### Collected material ###

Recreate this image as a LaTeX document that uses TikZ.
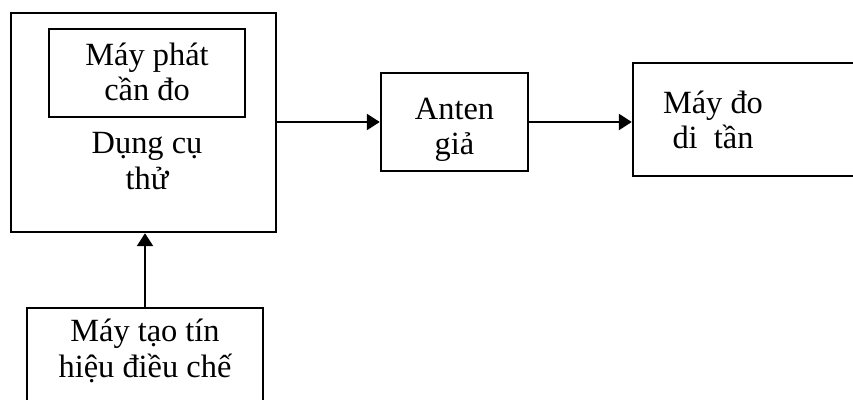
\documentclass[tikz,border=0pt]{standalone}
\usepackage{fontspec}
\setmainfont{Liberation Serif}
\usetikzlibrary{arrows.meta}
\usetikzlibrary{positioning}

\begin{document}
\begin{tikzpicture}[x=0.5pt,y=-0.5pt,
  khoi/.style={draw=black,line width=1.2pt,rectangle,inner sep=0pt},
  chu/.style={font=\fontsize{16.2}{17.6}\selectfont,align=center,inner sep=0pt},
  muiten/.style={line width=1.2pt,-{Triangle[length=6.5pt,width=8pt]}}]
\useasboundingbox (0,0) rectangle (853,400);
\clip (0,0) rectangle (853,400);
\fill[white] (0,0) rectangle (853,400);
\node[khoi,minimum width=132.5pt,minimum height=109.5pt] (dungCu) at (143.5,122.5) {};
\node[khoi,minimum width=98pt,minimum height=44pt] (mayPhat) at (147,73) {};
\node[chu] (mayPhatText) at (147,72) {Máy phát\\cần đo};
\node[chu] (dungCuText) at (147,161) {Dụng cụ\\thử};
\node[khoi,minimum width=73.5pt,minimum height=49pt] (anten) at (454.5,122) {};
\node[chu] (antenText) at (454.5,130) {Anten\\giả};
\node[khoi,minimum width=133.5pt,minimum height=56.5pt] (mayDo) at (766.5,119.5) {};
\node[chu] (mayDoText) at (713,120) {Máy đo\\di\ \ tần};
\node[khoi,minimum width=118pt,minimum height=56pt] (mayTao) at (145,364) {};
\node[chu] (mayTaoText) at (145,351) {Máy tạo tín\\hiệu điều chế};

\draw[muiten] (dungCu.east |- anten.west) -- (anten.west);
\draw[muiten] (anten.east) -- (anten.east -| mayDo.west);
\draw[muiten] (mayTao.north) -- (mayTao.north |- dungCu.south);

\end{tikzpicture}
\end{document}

###

◆ **Task details**
Reproduce the material word for word, minus the images.

◆ **Reply**
Recreate this image as a LaTeX document that uses TikZ.
\documentclass[tikz,border=0pt]{standalone}
\usepackage{fontspec}
\setmainfont{Liberation Serif}
\usetikzlibrary{arrows.meta}
\usetikzlibrary{positioning}

\begin{document}
\begin{tikzpicture}[x=0.5pt,y=-0.5pt,
  khoi/.style={draw=black,line width=1.2pt,rectangle,inner sep=0pt},
  chu/.style={font=\fontsize{16.2}{17.6}\selectfont,align=center,inner sep=0pt},
  muiten/.style={line width=1.2pt,-{Triangle[length=6.5pt,width=8pt]}}]
\useasboundingbox (0,0) rectangle (853,400);
\clip (0,0) rectangle (853,400);
\fill[white] (0,0) rectangle (853,400);
\node[khoi,minimum width=132.5pt,minimum height=109.5pt] (dungCu) at (143.5,122.5) {};
\node[khoi,minimum width=98pt,minimum height=44pt] (mayPhat) at (147,73) {};
\node[chu] (mayPhatText) at (147,72) {Máy phát\\cần đo};
\node[chu] (dungCuText) at (147,161) {Dụng cụ\\thử};
\node[khoi,minimum width=73.5pt,minimum height=49pt] (anten) at (454.5,122) {};
\node[chu] (antenText) at (454.5,130) {Anten\\giả};
\node[khoi,minimum width=133.5pt,minimum height=56.5pt] (mayDo) at (766.5,119.5) {};
\node[chu] (mayDoText) at (713,120) {Máy đo\\di\ \ tần};
\node[khoi,minimum width=118pt,minimum height=56pt] (mayTao) at (145,364) {};
\node[chu] (mayTaoText) at (145,351) {Máy tạo tín\\hiệu điều chế};

\draw[muiten] (dungCu.east |- anten.west) -- (anten.west);
\draw[muiten] (anten.east) -- (anten.east -| mayDo.west);
\draw[muiten] (mayTao.north) -- (mayTao.north |- dungCu.south);

\end{tikzpicture}
\end{document}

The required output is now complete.